Sitting at breakfast at the posh Four Seasons Hotel in West Hollywood, dressed in a gray suit (he owns no Armani) and brown oxfords, Lynton seems remarkably calm and cool for someone who just became head of a movie label, recently bought and moved into a $1.4-million house in Los Feliz, and, along with his wife, Jamie Alter, vice president of Court TV, is about a week away from expecting his first baby.
"It's been hectic and I know I have a lot of balls in the air, but for the most part it's been invigorating," says Lynton, insisting that so far he's neither shell-shocked nor intimidated by the Hollywood crowd. "I may be naive and a bumpkin, but I haven't had this much fun in a long time."

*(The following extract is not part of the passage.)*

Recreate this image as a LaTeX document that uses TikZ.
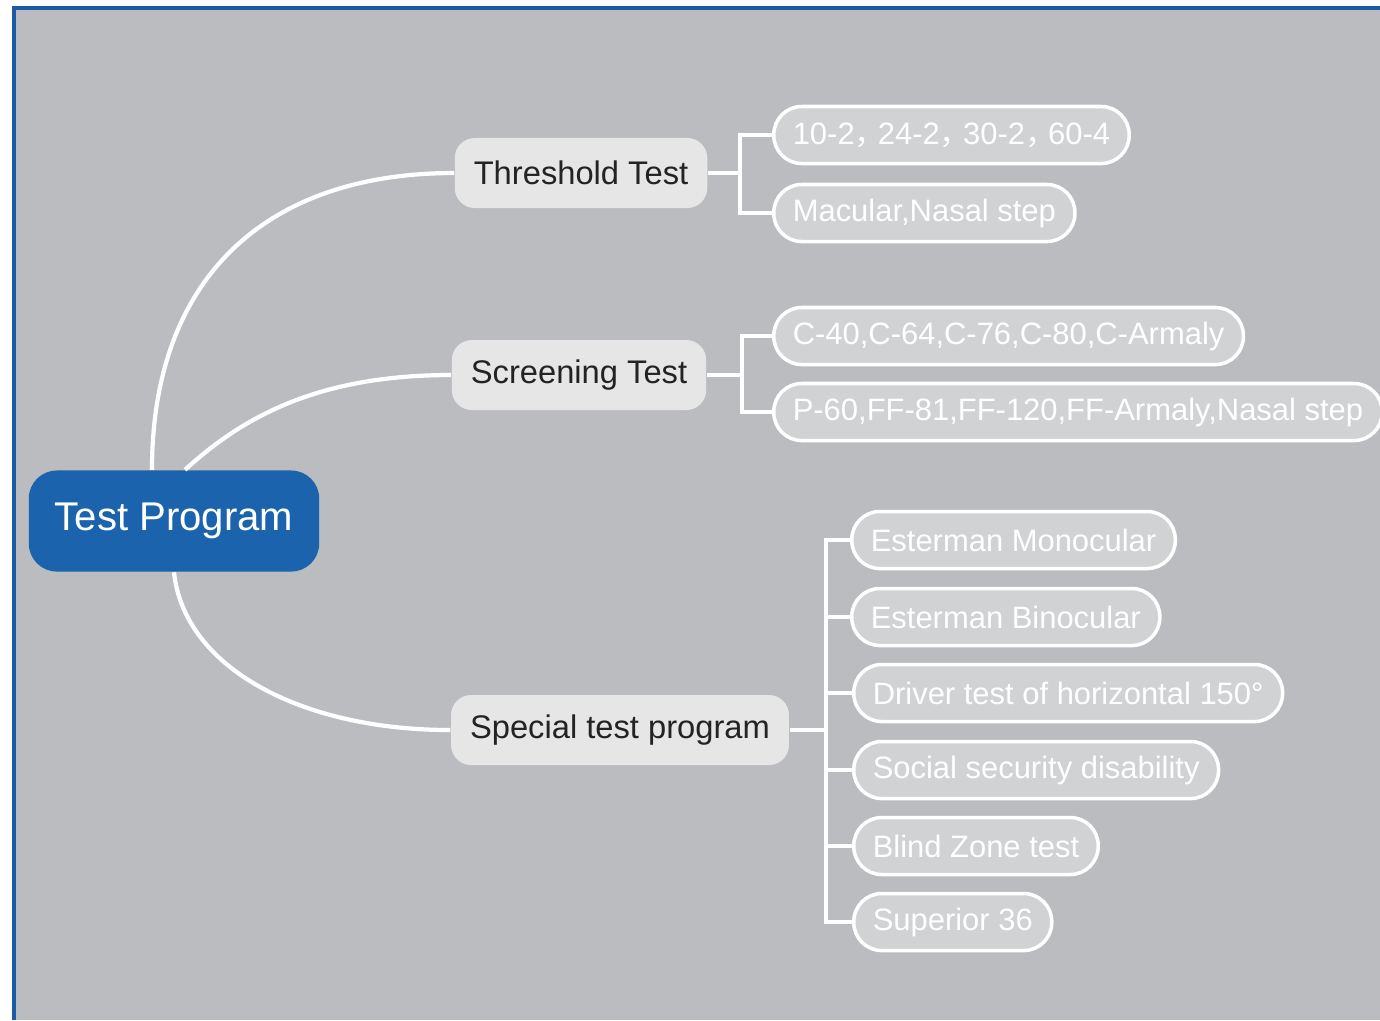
\documentclass[tikz,border=0pt]{standalone}
\usepackage{fontspec}
\setmainfont{Liberation Sans}
\newfontfamily\cjk{Noto Sans CJK SC}
\definecolor{panel}{RGB}{187,188,192}
\definecolor{frameblue}{RGB}{28,90,166}
\definecolor{rootblue}{RGB}{27,99,172}
\definecolor{midgray}{RGB}{230,230,231}
\definecolor{leafgray}{RGB}{209,210,212}
\definecolor{ink}{RGB}{35,35,35}
\newcommand\wcomma{{\cjk ，}\kern-0.25em}

\begin{document}
\begin{tikzpicture}[x=0.01cm,y=-0.01cm,
  root/.style={rounded corners=0.28cm,fill=rootblue,text=white,font=\fontsize{11.4}{13}\selectfont,minimum height=1.01cm,inner xsep=0.26cm},
  topic/.style={rounded corners=0.2cm,fill=midgray,text=ink,font=\fontsize{9.3}{11}\selectfont,minimum height=0.7cm,inner xsep=0.19cm},
  leaf/.style={rounded corners=0.28cm,draw=white,line width=1pt,fill=leafgray,text=white,font=\fontsize{8.8}{11}\selectfont,minimum height=0.57cm,inner xsep=0.19cm,anchor=west},
  branch/.style={draw=white,line width=1.2pt}]
  \useasboundingbox (0,0) rectangle (1380,1020);
  \fill[panel] (14,8) rectangle (1380,1020);
  \draw[frameblue,line width=1.4pt] (14,1020) -- (14,8) -- (1380,8);

  \node[root] (prog) at (174,521) {Test Program};
  \node[topic] (thr) at (581,173) {Threshold Test};
  \node[topic] (scr) at (579,375) {Screening Test};
  \node[topic] (spe) at (620,730) {Special test program};

  \node[leaf] (t1) at (772,135) {10-2\wcomma 24-2\wcomma 30-2\wcomma 60-4};
  \node[leaf] (t2) at (772,213) {Macular,Nasal step};
  \node[leaf] (s1) at (772,336) {C-40,C-64,C-76,C-80,C-Armaly};
  \node[leaf] (s2) at (772,412) {P-60,FF-81,FF-120,FF-Armaly,Nasal step};
  \node[leaf] (p1) at (850,540) {Esterman Monocular};
  \node[leaf] (p2) at (850,617) {Esterman Binocular};
  \node[leaf] (p3) at (852,693) {Driver test of horizontal 150°};
  \node[leaf] (p4) at (852,770) {Social security disability};
  \node[leaf] (p5) at (852,846) {Blind Zone test};
  \node[leaf] (p6) at (852,922) {Superior 36};

  % root to the three topics
  \draw[branch] ([xshift=-0.22cm]prog.north) .. controls +(0,-190) and +(-190,0) .. (thr.west);
  \draw[branch] ([xshift=0.11cm]prog.north) .. controls +(60,-55) and +(-130,0) .. (scr.west);
  \draw[branch] (prog.south) .. controls +(10,95) and +(-150,0) .. (spe.west);

  % topics to leaves
  \coordinate (thrj) at ([xshift=0.32cm]thr.east);
  \coordinate (scrj) at ([xshift=0.35cm]scr.east);
  \coordinate (spej) at ([xshift=0.36cm]spe.east);
  \draw[branch] (thr.east) -- (thrj);
  \draw[branch] (scr.east) -- (scrj);
  \draw[branch] (spe.east) -- (spej);
  \foreach \l in {t1,t2} \draw[branch] (\l.west) -| (thrj);
  \foreach \l in {s1,s2} \draw[branch] (\l.west) -| (scrj);
  \foreach \l in {p1,p2,p3,p4,p5,p6} \draw[branch] (\l.west) -| (spej);
\end{tikzpicture}
\end{document}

Lynton never expected to find himself in Hollywood. He was in Colorado on a ski holiday in March when his close friend David Hoberman, president of motion pictures at Walt Disney Studios, called and asked if he'd be interested in the job. The two had become friends after meeting three years ago at a Disney corporate retreat in Aspen.
Within days, Lynton called back to say he would consider it. He met with Disney Co. Chairman Michael Eisner and Disney Studios Chairman Jeffrey Katzenberg, both of whom he had known since his association with Disney began in 1987.
They were no doubt impressed with Lynton's track record. He began as manager of business development for the consumer products division and after a year was promoted to director of marketing. In 1989, he moved into publishing and helped launch several new book imprints including Hyperion, Hyperion Books for Children, Disney Press and Disney Mouseworks. Also established under his tenure was the monthly magazine Disney Adventures and the upcoming Family PC. Lynton, who received his MBA from Harvard in 1987, said initially he wondered how transferable his skills would be and how the industry would receive his lack of experience. Disney management expressed confidence in his smarts and promised to give him "adequate time to learn the ropes."